Suponho que cada um de nós tenha seus próprios candidatos para livros que nos mudaram e nos ensinaram a ver o mundo de maneira um pouco diferente.

Minha escolha seria a Hagadá, o livro que os judeus em todo o mundo estarão lendo em Pêssach, a história do Livro de Shemot que relata como nossos ancestrais, há 33 séculos, foram libertados da escravidão e começaram aquilo que Nelson Mandela chamou de "a longa caminhada para a liberdade". Obviamente, não apenas o lemos, nós o revivemos, comendo o pão ázimo da aflição e as ervas amargas da opressão, e tudo isso tem início com perguntas feitas por uma criança.

E embora pensemos nela como uma história judaica, foi adotada por outros como sua. Quando os americanos conseguiram conquistar sua liberdade dos ingleses, Thomas Jefferson comparou-a ao Êxodo. Quando os afro-americanos marcharam pela liberdade, cantaram as palavras de Moshê: "Deixe meu povo ir." É uma das grandes narrativas de esperança e realmente ajudou a mudar o mundo.
Por quê?

Porque foi a primeira vez que a religião entrou na situação humana como uma voz revolucionária. As religiões do mundo antigo, como seus substitutos seculares de hoje, eram justificativas do status quo. Explicavam por que os ricos e poderosos tinham de ser ricos e poderosos. O Êxodo disse o contrário. O poder supremo entra na história para resgatar os indefesos. O D'us de toda a humanidade nos pede para garantirmos liberdade e dignidade para todos os seres humanos. Acima de tudo Ele nos ordena a amar o estrangeiro, porque nossos ancestrais certa vez foram estrangeiros numa terra que não era a deles.
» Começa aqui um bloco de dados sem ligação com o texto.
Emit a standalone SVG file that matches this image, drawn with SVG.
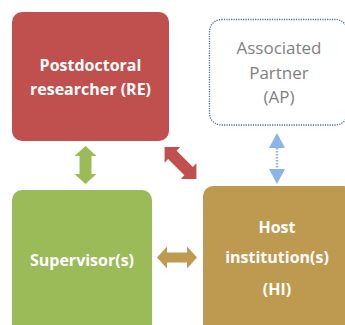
<svg xmlns="http://www.w3.org/2000/svg" width="345" height="325" viewBox="0 0 345 325">
  <style>
    .lbl { font-family: "Open Sans", "Liberation Sans", sans-serif; font-weight: bold; font-size: 16px; fill: #ffffff; text-anchor: middle; }
    .ap { font-family: "Open Sans", "Liberation Sans", sans-serif; font-size: 17px; fill: #7f7f7f; text-anchor: middle; }
  </style>
  <rect width="345" height="325" fill="#ffffff"/>
  <g id="connectors">
    <polygon fill="#9bbb59" points="85.5,146 96.5,156 91.5,156 91.5,174 96.5,174 85.5,184 74.5,174 79.5,174 79.5,156 74.5,156"/>
    <polygon fill="#be9a50" points="157,257.5 167,246.5 167,252.5 187,252.5 187,246.5 197,257.5 187,268.5 187,262.5 167,262.5 167,268.5"/>
    <polygon fill="#c0504d" transform="translate(180.5,163) rotate(45)" points="-22.5,0 -11.5,-11 -11.5,-6 11.5,-6 11.5,-11 22.5,0 11.5,11 11.5,6 -11.5,6 -11.5,11"/>
    <g fill="#8eb4e3">
      <polygon points="277,133 285,148 269,148"/>
      <polygon points="277,184 285,169 269,169"/>
      <line x1="277" y1="148" x2="277" y2="169" stroke="#8eb4e3" stroke-width="2.5" stroke-dasharray="1.5 1.5"/>
    </g>
  </g>
  <g id="re">
    <rect x="12" y="12" width="157" height="129" rx="10" fill="#c0504d"/>
    <text class="lbl" x="90.5" y="71">Postdoctoral</text>
    <text class="lbl" x="90.5" y="95">researcher (RE)</text>
  </g>
  <g id="ap">
    <rect x="209.5" y="19.5" width="138" height="105.5" rx="12" fill="none" stroke="#4a6a9c" stroke-width="1.3" stroke-dasharray="1.2 1.2"/>
    <text class="ap" x="279" y="54">Associated</text>
    <text class="ap" x="279" y="79">Partner</text>
    <text class="ap" x="279" y="103">(AP)</text>
  </g>
  <g id="supervisor">
    <rect x="12" y="190" width="140" height="145" rx="10" fill="#9bbb59"/>
    <text class="lbl" x="82" y="266">Supervisor(s)</text>
  </g>
  <g id="hi">
    <rect x="203" y="186" width="150" height="150" rx="10" fill="#be9a50"/>
    <text class="lbl" x="277" y="233">Host</text>
    <text class="lbl" x="277" y="263">institution(s)</text>
    <text class="lbl" x="277" y="295">(HI)</text>
  </g>
</svg>
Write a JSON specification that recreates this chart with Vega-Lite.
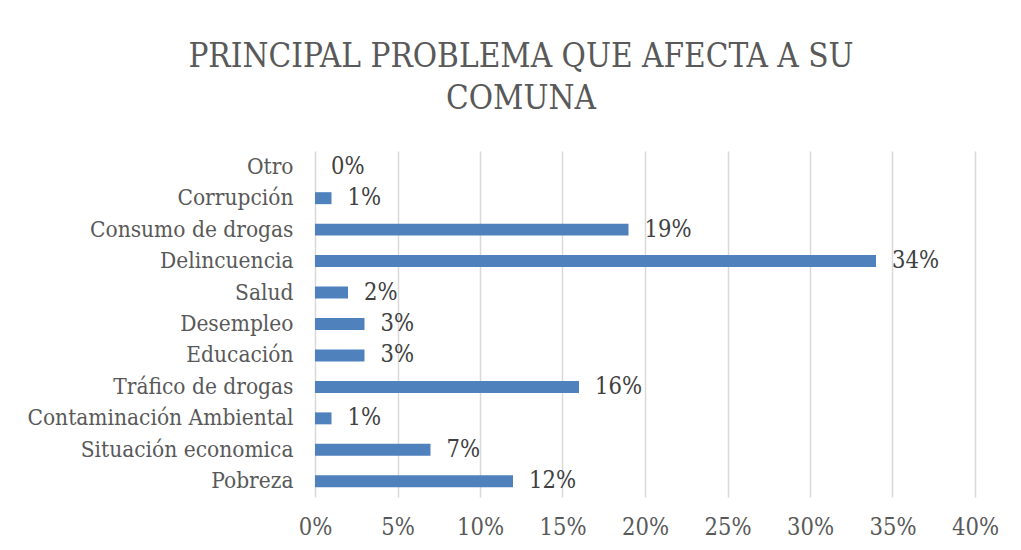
{
  "$schema": "https://vega.github.io/schema/vega-lite/v6.json",
  "width": 660,
  "height": 346,
  "autosize": {"type": "none"},
  "padding": {"left": 315, "top": 151, "right": 46, "bottom": 53},
  "background": "white",
  "title": {
    "text": ["PRINCIPAL PROBLEMA QUE AFECTA A SU", "COMUNA"],
    "font": "DejaVu Serif Condensed",
    "fontSize": 33,
    "fontWeight": "normal",
    "color": "#595959",
    "anchor": "middle",
    "dx": -124,
    "lineHeight": 42,
    "offset": 35
  },
  "data": {
    "values": [
      {"categoria": "Otro", "valor": 0.0},
      {"categoria": "Corrupción", "valor": 0.01},
      {"categoria": "Consumo de drogas", "valor": 0.19},
      {"categoria": "Delincuencia", "valor": 0.34},
      {"categoria": "Salud", "valor": 0.02},
      {"categoria": "Desempleo", "valor": 0.03},
      {"categoria": "Educación", "valor": 0.03},
      {"categoria": "Tráfico de drogas", "valor": 0.16},
      {"categoria": "Contaminación Ambiental", "valor": 0.01},
      {"categoria": "Situación economica", "valor": 0.07},
      {"categoria": "Pobreza", "valor": 0.12}
    ]
  },
  "encoding": {
    "y": {
      "field": "categoria",
      "type": "nominal",
      "sort": null,
      "scale": {"paddingInner": 0.62, "paddingOuter": 0.31},
      "axis": {
        "title": null,
        "domain": false,
        "ticks": false,
        "labelPadding": 22,
        "labelFont": "DejaVu Serif Condensed",
        "labelFontSize": 22.5,
        "labelColor": "#595959",
        "labelLimit": 400
      }
    },
    "x": {
      "field": "valor",
      "type": "quantitative",
      "scale": {"domain": [0, 0.4]},
      "axis": {
        "title": null,
        "format": ".0%",
        "values": [0, 0.05, 0.1, 0.15, 0.2, 0.25, 0.3, 0.35, 0.4],
        "domain": false,
        "ticks": false,
        "grid": true,
        "gridColor": "#d9d9d9",
        "gridWidth": 1.5,
        "labelFlush": false,
        "labelPadding": 18,
        "labelFont": "DejaVu Serif Condensed",
        "labelFontSize": 23.5,
        "labelColor": "#595959"
      }
    }
  },
  "layer": [
    {"mark": {"type": "bar", "color": "#4f81bd"}},
    {
      "mark": {
        "type": "text",
        "align": "left",
        "baseline": "middle",
        "dx": 16,
        "font": "DejaVu Serif Condensed",
        "fontSize": 23.5,
        "color": "#404040"
      },
      "encoding": {"text": {"field": "valor", "type": "quantitative", "format": ".0%"}}
    }
  ],
  "config": {"view": {"stroke": null}}
}
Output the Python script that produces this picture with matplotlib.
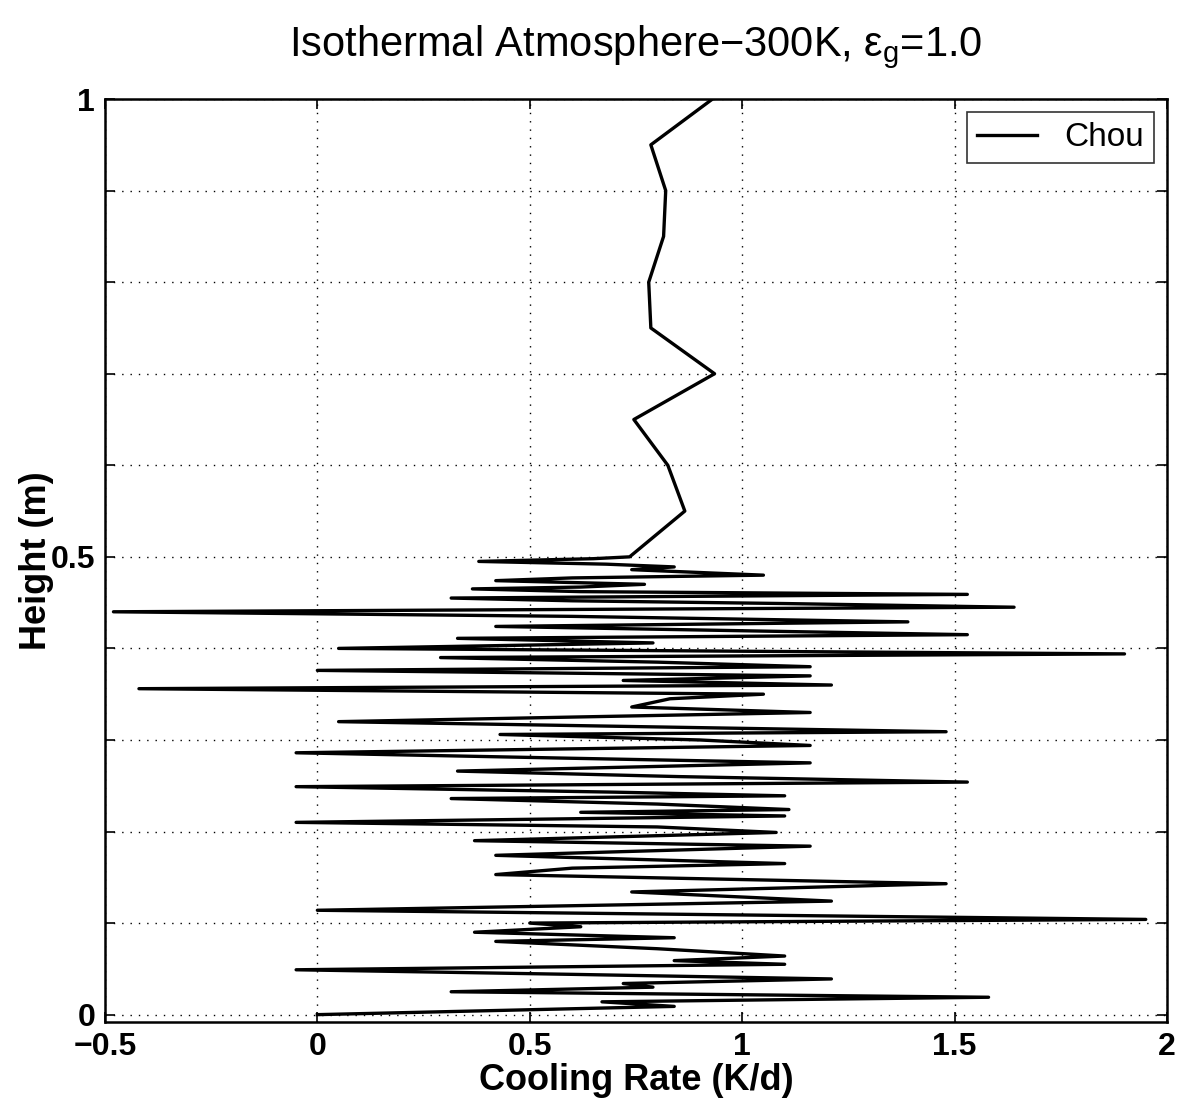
import numpy as np
import matplotlib
matplotlib.use('Agg')
import matplotlib.pyplot as plt

plt.rcParams['font.family'] = ['Liberation Sans', 'DejaVu Sans']
plt.rcParams['mathtext.fontset'] = 'custom'
plt.rcParams['mathtext.rm'] = 'Liberation Sans'
plt.rcParams['mathtext.it'] = 'Liberation Sans'

# Chou profile: height (m) and cooling rate (K/d)
height = [1.00, 0.95, 0.90, 0.85, 0.80, 0.75, 0.70, 0.65, 0.60, 0.55, 0.50,
          0.498, 0.495, 0.492, 0.489, 0.486, 0.480, 0.477, 0.474, 0.470, 0.467,
          0.465, 0.462, 0.459, 0.455, 0.452, 0.449,
          0.445, 0.440, 0.435, 0.429, 0.424, 0.415, 0.411, 0.406, 0.400, 0.394, 0.390,
          0.385, 0.380, 0.376, 0.370, 0.365, 0.360, 0.356, 0.350, 0.345, 0.336, 0.330,
          0.325, 0.320, 0.309, 0.306, 0.300, 0.294, 0.286, 0.280, 0.275, 0.266, 0.260,
          0.254, 0.249, 0.243, 0.239,
          0.236, 0.230, 0.224, 0.221, 0.217, 0.210, 0.205, 0.199, 0.190, 0.184, 0.174, 0.165,
          0.160, 0.153, 0.143, 0.134, 0.124, 0.114, 0.104, 0.100, 0.096, 0.090, 0.084,
          0.080, 0.072, 0.064, 0.059, 0.055, 0.049, 0.044, 0.039, 0.034, 0.030, 0.025, 0.019,
          0.014, 0.009, 0.000]
cooling = [0.93, 0.785, 0.82, 0.815, 0.78, 0.785, 0.935, 0.745, 0.825, 0.865, 0.735,
           0.65, 0.38, 0.68, 0.84, 0.74, 1.05, 0.60, 0.42, 0.77, 0.62,
           0.365, 0.62, 1.53, 0.315, 0.60, 1.10,
           1.64, -0.48, 0.60, 1.39, 0.42, 1.53, 0.33, 0.79, 0.05, 1.90, 0.29,
           0.80, 1.16, 0.00, 1.16, 0.72, 1.21, -0.42, 1.05, 0.83, 0.74, 1.16,
           0.60, 0.05, 1.48, 0.43, 0.90, 1.16, -0.05, 0.60, 1.16, 0.33, 0.85,
           1.53, -0.05, 0.70, 1.10,
           0.315, 0.80, 1.11, 0.62, 1.10, -0.05, 0.80, 1.08, 0.37, 1.16, 0.42, 1.10,
           0.60, 0.42, 1.48, 0.74, 1.21, 0.00, 1.95, 0.50, 0.62, 0.37, 0.84,
           0.42, 0.80, 1.10, 0.84, 1.10, -0.05, 0.60, 1.21, 0.72, 0.79, 0.315, 1.58,
           0.67, 0.84, 0.00]

xticks = [-0.5, 0, 0.5, 1, 1.5, 2]
xticklabels = ['\u22120.5', '0', '0.5', '1', '1.5', '2']
yticks = [round(0.1 * i, 1) for i in range(11)]
yticklabels = ['0', '', '', '', '', '0.5', '', '', '', '', '1']

fig = plt.figure(figsize=(11.82, 11.18), dpi=100)
ax = fig.add_axes([0.0888, 0.0859, 0.8985, 0.8255])

ax.plot(cooling, height, color='black', linewidth=2.4, label='Chou')

ax.set_xlim(-0.5, 2.0)
ax.set_ylim(-0.008, 1.0)
ax.set_xticks(xticks)
ax.set_xticklabels(xticklabels)
ax.set_yticks(yticks)
ax.set_yticklabels(yticklabels)
for lab in ax.get_xticklabels() + ax.get_yticklabels():
    lab.set_fontweight('bold')
    lab.set_fontsize(23)
ax.tick_params(direction='in', length=7, width=1.2, top=True, right=True)
ax.tick_params(axis='x', pad=7)
ax.tick_params(axis='y', pad=7)

ax.grid(True, color='black', linestyle=(0, (1, 5)), linewidth=1.0)
for s in ax.spines.values():
    s.set_linewidth(1.8)

ax.set_xlabel('Cooling Rate (K/d)', fontsize=26, fontweight='bold', labelpad=1)
ax.set_ylabel('Height (m)', fontsize=26, fontweight='bold', labelpad=-2)
ax.set_title(r'Isothermal Atmosphere$-$300K, $\varepsilon_g$=1.0', fontsize=30, pad=31)

leg = ax.legend(loc='upper right', fontsize=24, frameon=True, fancybox=False,
                handlelength=1.8, borderpad=0.3, borderaxespad=0.4)
leg.get_frame().set_edgecolor('black')
leg.get_frame().set_linewidth(1.2)

fig.savefig('out.png', dpi=100)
O que me assombra neste Pêssach é como a humanidade está se saindo mal no Século XXI. A religião ainda hoje está sendo usada como uma desculpa para a violência e derramamento de sangue. Mesquitas, sinagogas, templos hindus e santuários budistas ainda são atacados. As pessoas ainda odeiam em nome do D'us do amor, matam em nome do D'us da vida, e praticam a crueldade em nome do D'us da compaixão. Pergunto-me se o próprio D'us não chora ao ver as maldades cometidas em Seu Nome.

Pêssach tem início com estas palavras: "Este é o pão da aflição que nossos ancestrais comeram no Egito. Venham todos que estão famintos e comam."

A liberdade começa quando partilhamos nosso pão com outros. Uma história simples, porém ainda com o poder de mudar o mundo.